Title

Federal laboratories as industry partners

Date of Award

1994

Degree Type

Dissertation

Degree Name

Doctor of Philosophy (PhD)

Department

Public Administration

Advisor(s)

Stuart Bretschneider

Keywords

technology transfer, federal agencies

Subject Categories

Political Science | Public Affairs, Public Policy and Public Administration

Abstract

This research examines the effectiveness of interactions between federal labs and firms. Federal efforts to transfer commercializable technologies to industry have been on the policy agenda since the early 1980's, inclusive of incentives for lab personnel to license technologies to and forge cooperative agreements with firms. Based on the firms' perspectives, this study sought to learn how initiating roles of the firms and labs may contribute to effectiveness.

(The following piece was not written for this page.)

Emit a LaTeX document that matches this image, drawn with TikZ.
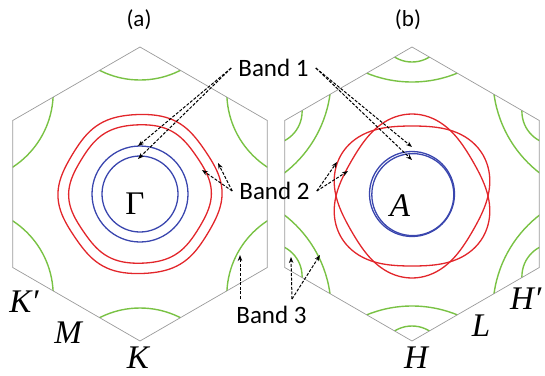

The findings both support and challenge the framework. On the one hand, lab initiation roles and geographic proximity, especially, are important. On the other hand, company initiation and previous lab experience are important in some respects, though not always in the expected manner. Initiation by lab R&D professionals and management suggests success on the part of the lab in foreseeing and preventing problems in the interaction. Geographic proximity has a positive influence on outcome regardless of which dependent variable is examined.

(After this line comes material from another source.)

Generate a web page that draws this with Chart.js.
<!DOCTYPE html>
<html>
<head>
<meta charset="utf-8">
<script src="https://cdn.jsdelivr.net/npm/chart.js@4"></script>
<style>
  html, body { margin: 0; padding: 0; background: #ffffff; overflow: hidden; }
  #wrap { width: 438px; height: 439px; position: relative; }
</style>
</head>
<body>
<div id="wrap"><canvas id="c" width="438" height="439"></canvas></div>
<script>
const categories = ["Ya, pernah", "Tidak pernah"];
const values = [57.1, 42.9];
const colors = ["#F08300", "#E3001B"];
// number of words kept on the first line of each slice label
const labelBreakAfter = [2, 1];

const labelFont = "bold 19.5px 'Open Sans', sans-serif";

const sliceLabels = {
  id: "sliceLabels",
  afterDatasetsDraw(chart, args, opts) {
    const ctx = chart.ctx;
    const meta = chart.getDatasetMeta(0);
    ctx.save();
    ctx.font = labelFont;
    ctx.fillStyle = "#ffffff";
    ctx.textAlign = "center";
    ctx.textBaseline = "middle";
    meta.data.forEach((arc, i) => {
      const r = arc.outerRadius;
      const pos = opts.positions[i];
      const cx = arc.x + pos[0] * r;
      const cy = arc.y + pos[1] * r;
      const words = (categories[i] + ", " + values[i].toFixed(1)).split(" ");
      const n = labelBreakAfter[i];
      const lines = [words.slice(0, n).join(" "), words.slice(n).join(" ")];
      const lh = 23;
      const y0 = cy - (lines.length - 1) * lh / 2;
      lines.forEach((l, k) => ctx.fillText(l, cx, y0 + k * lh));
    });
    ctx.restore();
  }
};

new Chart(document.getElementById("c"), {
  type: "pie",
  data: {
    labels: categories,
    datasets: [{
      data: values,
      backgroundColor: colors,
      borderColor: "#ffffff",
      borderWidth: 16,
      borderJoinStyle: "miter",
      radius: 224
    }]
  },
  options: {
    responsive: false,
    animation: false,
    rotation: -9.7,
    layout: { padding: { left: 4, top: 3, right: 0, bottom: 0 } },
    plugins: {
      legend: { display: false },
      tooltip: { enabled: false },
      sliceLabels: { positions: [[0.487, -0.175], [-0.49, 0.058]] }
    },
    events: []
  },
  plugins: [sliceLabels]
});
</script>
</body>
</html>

Other findings raise more questions than they answer. Company initiation by and large contributes nothing to the outcome of the interaction, with the exception of some interactive effects. Previous interpersonal experience positively influences outcome, though, unexpectedly, previous organizational experience did not--except its interactive effects with company initiation of the interaction. These interactive effects were unexpectedly negative. Implications may include that expectations of firms with previous organizational experience and with incentives to initiate may have higher expectations of the lab.

Interpretations presented are not considered to be exhaustive of all implications and should be approached in a guarded manner until future research re-tests these hypotheses with corrections for sources of error of this study. Among other things, these findings suggest that policy should account not only for variations in mission in culture of the various labs but also in regional aspects such as major technological or industrial bases--or lack of--constituting the labs' immediate regions. An additional policy question raised, particularly in light of the findings on lab initiation and proximity, is the question of equitable access of firms to lab.